Wednesday, December 1, 2010

LAST POST - HAVE YOU READ ALL THE OTHERS FIRST? When Will It Get Hard?

IF YOU ARE SEEING THIS POST FIRST, SCROLL DOWN TO THE INITIAL POST TITLED INTRODUCTION  
READ THE POSTS FROM OLDEST TO NEWEST FOR MAXIMUM CONTRIBUTION AND VALUE TO YOU.  

THANK YOU FOR PARTICIPATING IN THIS BLOG.  WE WILL DOCUMENT ALL THE QUESTIONS FOR OTHERS WHO WERE UNABLE TO ATTEND IN HOPES OF CONTINUING THE DIALOGUE.  


DO YOUR PART; ACTIVATE YOUR WILL AND EFFORTS TODAY!

Although the photo to the right is humorous and obviously "staged", it illustrates the fact that it will take work for the Speak Up initiative to be successful.  Debbie and her team have set great ideas in motion but it will take the efforts of all the leadership team to make this more than just "talk".

An important question to answer is:

if we aren't engaged at the onset (do you know what to do?), how will we respond as community leaders when the going gets tough?

Will Speak Up be just one more ineffective, half-hearted effort at improving our schools or will it represent a revolution addressing needs, challenges, and apathy?  
The fact that there was a large group attending the Economic and Education Forum showed there are folks in our community interested in education but not everyone has even been invited to the "dialogue" table yet.

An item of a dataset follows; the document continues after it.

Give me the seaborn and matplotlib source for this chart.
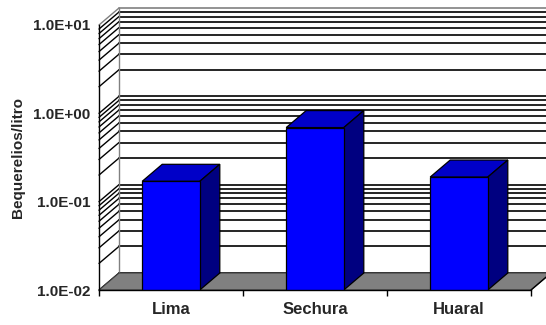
import matplotlib
matplotlib.use("Agg")
import matplotlib.pyplot as plt
import seaborn as sns
import pandas as pd
from matplotlib.patches import Polygon
from matplotlib.lines import Line2D
from matplotlib.transforms import IdentityTransform
from matplotlib.ticker import NullLocator, FixedLocator

# datos (Bq/L)
sitios = ["Lima", "Sechura", "Huaral"]
actividad = [0.17, 0.69, 0.19]
ticks_y = [1e-2, 1e-1, 1e0, 1e1]
etiquetas_y = ["1.0E-02", "1.0E-01", "1.0E+00", "1.0E+01"]

DX, DY = 20, 17  # profundidad del efecto 3D, en pixeles

sns.set_style("white")
plt.rcParams["font.family"] = ["Liberation Sans", "DejaVu Sans"]

fig = plt.figure(figsize=(5.46, 3.25), dpi=100)
ax = fig.add_axes([99 / 546, 35 / 325, 432 / 546, 265 / 325])
ax.set_facecolor("none")
ax.set_yscale("log")

df = pd.DataFrame({"sitio": sitios, "valor": actividad})
sns.barplot(data=df, x="sitio", y="valor", color="#0000ff", saturation=1,
            width=0.4, edgecolor="black", linewidth=0.9, ax=ax, zorder=6)
ax.set_ylim(1e-2, 1e1)
ax.set_xlim(-0.5, 2.5)

ident = IdentityTransform()


def px(x, y):
    return ax.transData.transform((x, y))


xl, y0 = px(-0.5, 1e-2)
xr, ytop = px(2.5, 1e1)

# pared del fondo y pared lateral: lineas de la grilla logaritmica
niveles = [m * 10.0 ** e for e in (-2, -1, 0) for m in range(1, 10)] + [10.0]
for v in niveles:
    yv = px(0, v)[1]
    col = "#808080" if v == 10.0 else "black"
    ax.add_line(Line2D([xl + DX, xr + DX + 30], [yv + DY, yv + DY], color=col,
                       lw=1.2, transform=ident, clip_on=False, zorder=1))
    ax.add_line(Line2D([xl, xl + DX], [yv, yv + DY], color=col,
                       lw=1.0, transform=ident, clip_on=False, zorder=1))
ax.add_line(Line2D([xl + DX, xl + DX], [y0 + DY, ytop + DY], color="#808080",
                   lw=1.0, transform=ident, clip_on=False, zorder=1))

# piso
piso = Polygon([(xl, y0), (xr, y0), (xr + DX, y0 + DY), (xl + DX, y0 + DY)],
               closed=True, facecolor="#808080", edgecolor="#404040", lw=0.8,
               transform=ident, clip_on=False, zorder=2)
ax.add_patch(piso)
ax.add_line(Line2D([xr, xr + DX], [y0, y0 + DY], color="black", lw=1.0,
                   transform=ident, clip_on=False, zorder=3))

# caras superior y lateral de cada barra
for p in list(ax.patches):
    if p is piso:
        continue
    x0 = p.get_x()
    w = p.get_width()
    alto = p.get_y() + p.get_height()
    a, yt = px(x0, alto)
    b = px(x0 + w, alto)[0]
    tapa = Polygon([(a, yt), (b, yt), (b + DX, yt + DY), (a + DX, yt + DY)],
                   closed=True, facecolor="#0000c8", edgecolor="black", lw=0.9,
                   transform=ident, clip_on=False, zorder=5)
    lado = Polygon([(b, y0), (b + DX, y0 + DY), (b + DX, yt + DY), (b, yt)],
                   closed=True, facecolor="#000080", edgecolor="black", lw=0.9,
                   transform=ident, clip_on=False, zorder=5)
    ax.add_patch(tapa)
    ax.add_patch(lado)

# ejes
for s in ("top", "right"):
    ax.spines[s].set_visible(False)
for s in ("left", "bottom"):
    ax.spines[s].set_color("black")
    ax.spines[s].set_linewidth(1.0)
    ax.spines[s].set_zorder(7)

ax.set_yticks(ticks_y, etiquetas_y)
ax.yaxis.set_minor_locator(NullLocator())
ax.tick_params(axis="y", which="major", direction="out", length=4, width=1,
               color="black", pad=2, labelsize=11)
for t in ax.get_yticklabels():
    t.set_fontweight("bold")

ax.xaxis.set_minor_locator(FixedLocator([-0.5, 0.5, 1.5, 2.5]))
ax.tick_params(axis="x", which="minor", direction="out", length=4, width=1,
               color="black", bottom=True)
ax.tick_params(axis="x", which="major", length=0, pad=9, labelsize=12)
for t in ax.get_xticklabels():
    t.set_fontweight("bold")

ax.set_xlabel("")
ax.set_ylabel("Bequerelios/litro", fontsize=11, fontweight="bold")
ax.yaxis.set_label_coords(-0.172, 0.5)

fig.savefig("out.png", dpi=100)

How will we involve others?

One of the questions the Pritchard Committee struggled with is their continued role.  Would it be pursuing school reform in the abstract?  Or would it move to more specific strategies for change?

We in Madison County have the same questions to answer.  What do you think?  Are there pros and/or cons to either approach?

Does Speak Up lead to positioning the Schools Foundation in a larger and more permanent role that impacts change in Madison County and leads the way in school reform (from an outside to an inside position)?

What about continued funding to support this next step?  Do we need it?  Should we take it?